Quantcast
U.S. consumer watchdog director resigns at request of Biden administration - Metro US

U.S. consumer watchdog director resigns at request of Biden administration

FILE PHOTO: Kathy Kraninger speaks to an audience on her first set of regulatory priorities as director of the Consumer Financial Protection Bureau in Washington

WASHINGTON (Reuters) – Kathy Kraninger has resigned effective immediately as director of the U.S. consumer watchdog at the request of President Joe Biden’s administration, she tweeted shortly after Biden was sworn in on Wednesday, paving the way for the new president to quickly install an interim agency head.

Kraninger was appointed by former Republican President Donald Trump to serve a five year term as director of the Consumer Financial Protection Bureau (CFPB) ending in 2023.

Last year, however, the Supreme Court ruled in favor of a challenge, backed by the Trump administration and long-supported by most Republicans, which argued that the CFPB director served at the president’s will.

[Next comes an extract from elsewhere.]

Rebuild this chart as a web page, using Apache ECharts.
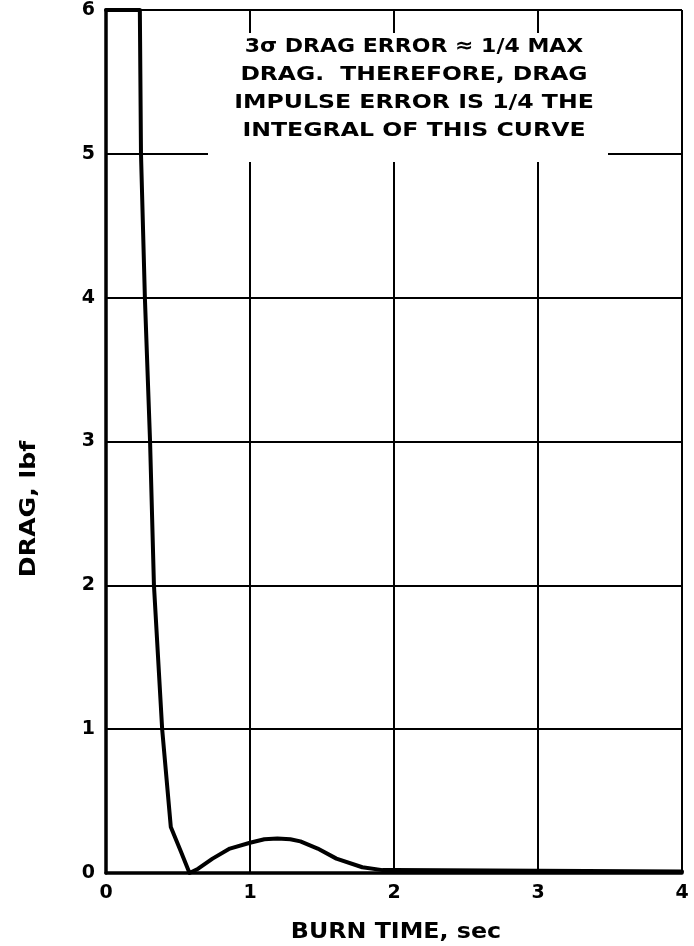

Biden’s transition team made it clear on Monday that his White House was willing to test that new power if Kraninger did not resign when it announced that he planned to nominate Federal Trade Commission member Rohit Chopra to replace Kraninger.

“I support the Constitutional prerogative of the President to appoint senior officials within the government who support the President’s policy priorities, which ensures our government is responsive to the will of the people,” Kraninger wrote in her resignation letter.

It was unclear whether the White House planned to install Chopra as acting CFPB director pending his Senate confirmation, or whether Kraninger’s deputy or another CFPB staffer would lead the agency in the interim.

The CFPB has been a political lightning rod since it was created following the 2009 financial crisis, beloved by Democrats as a guardian of ordinary Americans but reviled by Republicans as too powerful and unaccountable.

Consumer groups have fiercely criticized Kraninger for defanging the agency by relaxing enforcement and easing rules on payday lending, mortgage lending, and debt collection.

On Wednesday, Kraninger appeared to rebut those criticisms, writing that she had “focused on implementing common-sense solutions to complex problems and delivering real value for the American people.”